The activities at issue in this case were one of the earliest instances where concerns over so-called “empty voting” rights were raised. The term “empty voting” refers to situations where a person holding voting rights in connection with a shareholder vote has no economic stake in the shares being voted.18 The issue has been much discussed in academic literature and the press and this scrutiny may have contributed to the SEC’s decision to take this enforcement action.
The SEC determined in its Order that Perry was required to file a Schedule 13D within 10 days of acquiring 5% of the outstanding shares of Mylan, and that it failed to do so. Perry, for its part, without admitting or denying any of the SEC’s findings, agreed to a civil penalty of $150,000, censure, and a cease-and-desist order from any future violations of Rule 13(d).

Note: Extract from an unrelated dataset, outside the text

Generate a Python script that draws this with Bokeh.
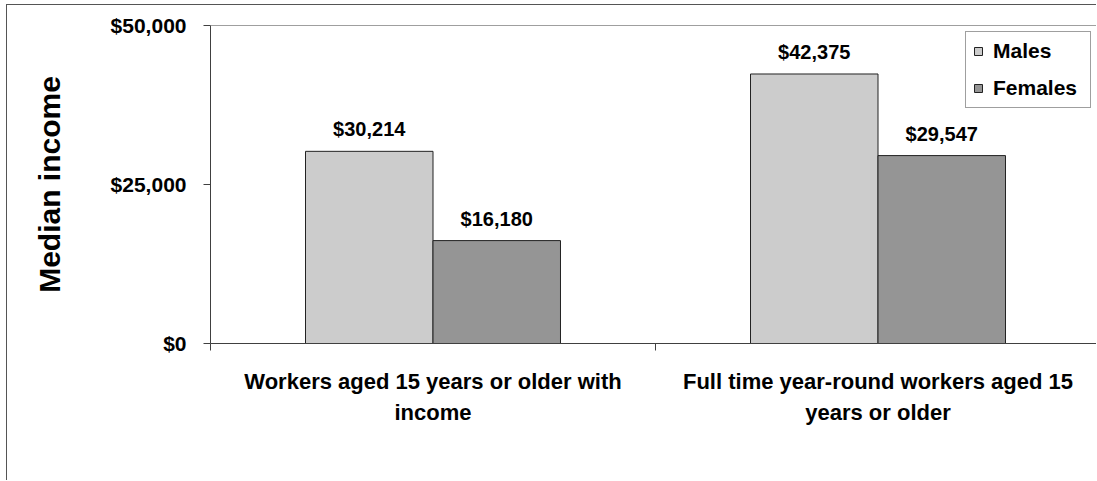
from bokeh.plotting import figure
from bokeh.models import (Range1d, FixedTicker, NumeralTickFormatter, ColumnDataSource,
                          LabelSet, Span, Legend, LegendItem)
from bokeh.core.properties import value
from bokeh.embed import file_html
from bokeh.resources import INLINE

# ---- data ----
categories = ["Workers aged 15 years or older with\nincome",
              "Full time year-round workers aged 15\nyears or older"]
series_names = ["Males", "Females"]
males = [30214, 42375]
females = [16180, 29547]
y_ticks = [0, 25000, 50000]

MALE_COLOR = "#cccccc"
FEMALE_COLOR = "#959595"
FONT = "Liberation Sans"
AX = "#404040"

# page offset of the chart box (outer border at x=6, y=4)
OX, OY = 7, 5
W, H = 1097 - OX, 481 - OY
FL, FT, FB = 210 - OX, 25 - OY, 343 - OY  # frame left/top/bottom in canvas px
cat_px = 445.0
x_end = (W - FL) / cat_px

p = figure(width=W, height=H, output_backend="svg", toolbar_location=None,
           x_range=Range1d(0, x_end), y_range=Range1d(0, 50000),
           min_border_left=FL, min_border_right=0, min_border_top=FT,
           min_border_bottom=H - FB)
p.margin = (OY - 1, 0, 0, OX - 1)
p.styles = {"border-left": "1px solid #555555", "border-top": "1px solid #555555"}
p.outline_line_color = None
p.grid.visible = False
p.background_fill_color = "white"
p.border_fill_color = "white"

bar_w = 0.2865
idx = list(range(len(categories)))
male_x = [i + 0.5 - bar_w / 2 for i in idx]
female_x = [i + 0.5 + bar_w / 2 for i in idx]

src_m = ColumnDataSource(dict(x=male_x, top=males, lab=[f"${v:,}" for v in males]))
src_f = ColumnDataSource(dict(x=female_x, top=females, lab=[f"${v:,}" for v in females]))

rm = p.vbar(x="x", top="top", width=bar_w, bottom=0, source=src_m,
            fill_color=MALE_COLOR, line_color="#222222", line_width=1)
rf = p.vbar(x="x", top="top", width=bar_w, bottom=0, source=src_f,
            fill_color=FEMALE_COLOR, line_color="#222222", line_width=1)

for s in (src_m, src_f):
    p.add_layout(LabelSet(x="x", y="top", text="lab", source=s, text_align="center",
                          text_baseline="alphabetic", y_offset=15,
                          text_font=value(FONT), text_font_style="bold",
                          text_font_size="20px", text_color="black"))

# top border line of plot area
p.add_layout(Span(location=50000, dimension="width", line_color=AX, line_width=1))

# y axis
ya = p.yaxis[0]
ya.ticker = FixedTicker(ticks=y_ticks, minor_ticks=[])
ya.formatter = NumeralTickFormatter(format="$0,0")
ya.axis_line_color = AX
ya.major_tick_line_color = AX
ya.major_tick_out = 7
ya.major_tick_in = 0
ya.minor_tick_line_color = None
ya.major_label_standoff = 17
ya.major_label_text_font = FONT
ya.major_label_text_font_style = "bold"
ya.major_label_text_font_size = "21px"
ya.major_label_text_color = "black"
ya.axis_label = "Median income"
ya.axis_label_text_font = FONT
ya.axis_label_text_font_style = "bold"
ya.axis_label_text_font_size = "30px"
ya.axis_label_text_color = "black"
ya.axis_label_standoff = 42

# x axis
xa = p.xaxis[0]
xa.ticker = FixedTicker(ticks=[i + 0.5 for i in idx], minor_ticks=[0, 1, 2])
xa.major_label_overrides = {i + 0.5: categories[i] for i in idx}
xa.axis_line_color = AX
xa.major_tick_line_color = None
xa.major_tick_out = 0
xa.major_tick_in = 0
xa.minor_tick_line_color = AX
xa.minor_tick_out = 7
xa.minor_tick_in = 0
xa.major_label_standoff = 18
xa.major_label_text_font = FONT
xa.major_label_text_font_style = "bold"
xa.major_label_text_font_size = "22px"
xa.major_label_text_color = "black"
xa.major_label_text_line_height = 1.25

# legend
legend = Legend(items=[LegendItem(label=series_names[0], renderers=[rm]),
                       LegendItem(label=series_names[1], renderers=[rf])],
                location="top_right")
legend.glyph_width = 10
legend.glyph_height = 10
legend.label_standoff = 10
legend.label_width = 90
legend.label_height = 21
legend.spacing = 13
legend.padding = 7
legend.margin = 6
legend.label_text_font = FONT
legend.label_text_font_style = "bold"
legend.label_text_font_size = "21px"
legend.label_text_color = "black"
legend.border_line_color = AX
legend.border_line_width = 1
legend.background_fill_color = "white"
legend.background_fill_alpha = 1
p.add_layout(legend)

open("out.html", "w").write(file_html(p, INLINE))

The SEC’s actions in this proceeding demonstrate the agency’s continued monitoring of filing requirements under Section 13(d) and signal investor exposure to having their reporting determinations challenged by other investors with differing interests. Investors should be aware that engaging in risk arbitrage and related activities can have important consequences regarding their compliance with the disclosure requirements of Sections 13(d) and 16 of the Exchange Act and their ability to rely on the deferred filing of a short-form disclosure statement on Schedule 13G pursuant to Rule 13d-1(b).